Stella Nyanzi, the Ugandan women’s rights activist and staunch government critic who once called head of state Yoweri Museveni “a pair of buttocks”, has received an 18-month jail sentence after she was found guilty of cyber harassment against the president.

Nyanzi, a former researcher at Makerere University, was arrested on 2 November after posting a poem on Facebook that the state deemed abusive towards Museveni and his late mother.

She was acquitted of a charge of offensive communication. Having already spent nine months behind bars, Nyanzi is expected to remain in prison for a further nine months.

The poem, posted on 16 September, the day after Museveni’s 74th birthday, suggested the president should have died at birth and accused him of corroding “all morality and professionalism out of our public institutions in Uganda”.

In Kampala on Thursday evening, magistrate Gladys Kamasanyu branded the poem “offensive and vulgar”.

“The use of obscenity cannot be justified in any society,” Kamasanyu said. “It didn’t matter who the post was referring to.”

Asked if she wanted to address the court in an attempt to reduce her sentence, Nyanzi replied: “Send me to Luzira [maximum security prison]. I am proud [of what] I told a dirty, delinquent dictator.”

She added: “I want to embolden the young people … I want them to use their voices and speak whatever words they want to speak.”

The court in Kampala was packed with activists, members of parliament, pressure groups, and leaders from different political parties.

Earlier on Thursday morning, Nyanzi had posted another poem on Facebook, declaring she “didn’t come to your court for justice”.

“I came to continue poking the leopard’s anus,” she wrote.

“Leopard” is a nickname given to Museveni after he used similar language to deal with people who attacked his supporters.

Friends took to social media to express their support for Nyanzi. Anichan Lamwaka posted: “I have failed you as a friend and it saddens me. It breaks my helpless heart that I cannot do anything to get you out of that dungeon. I love you. You fight so hard; you make me proud.”

Mwafrika Mbarikiwa Nana, a human rights defender and friend, told the Guardian that Nyanzi’s energy would not be broken.

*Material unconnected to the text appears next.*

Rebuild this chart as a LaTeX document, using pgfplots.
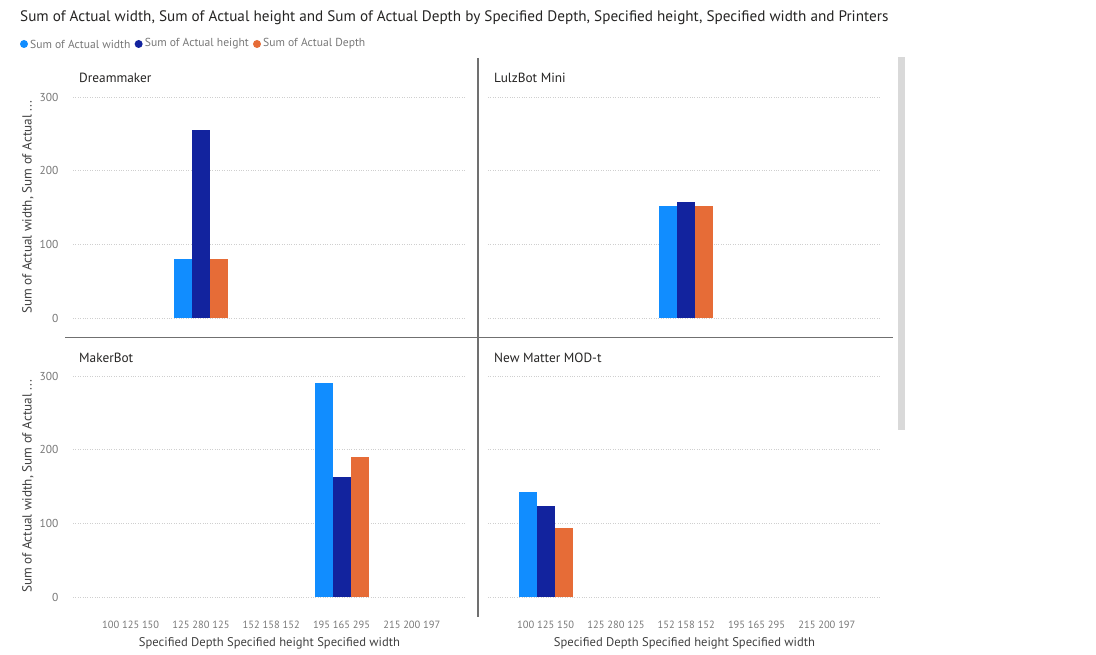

“Each time I visited her in prison, her spirit was not broken. She was always jolly and she always smiled,” Nana said. “Her fellow prisoners love her and look up to her. Even prison warders treat her fairly. One of them confided in me that: ‘Doctor [Nyanzi] is a very OK woman’”.

Nyanzi, a mother of three, has been in prison since November. She was dismissed from her job at Makerere University in December.

“Eight months in prison is not something small. She lost her job. Not being able to be with her children is not something light,” Nana said.

Amnesty International said the verdict was “outrageous”. Joan Nyanyuk, Amnesty director for east Africa, the Horn and the Great Lakes, said the ruling “flies in the face of Uganda’s obligations to uphold the right to freedom of expression for all people in Uganda and demonstrates the depths of the government’s intolerance of criticism”.

“It must be quashed and Stella Nyanzi, who has already suffered enormously for expressing her opinions, let [go] to get on with her life,” said Nyanyuk.

She added that Uganda should scrap the Computer Misuse Act 2011, under which she was convicted, “which has been used systematically to harass, intimidate and stifle government critics like Stella Nyanzi”.

This is not the first time Nyanzi has been arrested for criticising the president.

In April 2017 she spent 33 days in the Luzira women’s prison for describing Museveni as a “pair of buttocks”. This was after Museveni had backtracked on his campaign pledge to provide free sanitary pads to all needy school girls.

She told the Guardian then: “My language will grow sharper if the government continues to oppress us.”

A trained journalist turned researcher, Nyanzi describes herself as “a lyricist, poetess, creative writer and analyst” on a quest for good governance. She has been unflinching in her criticism of the Ugandan government and is unafraid to tackle taboos around sex and gender and stand up for LGBT rights.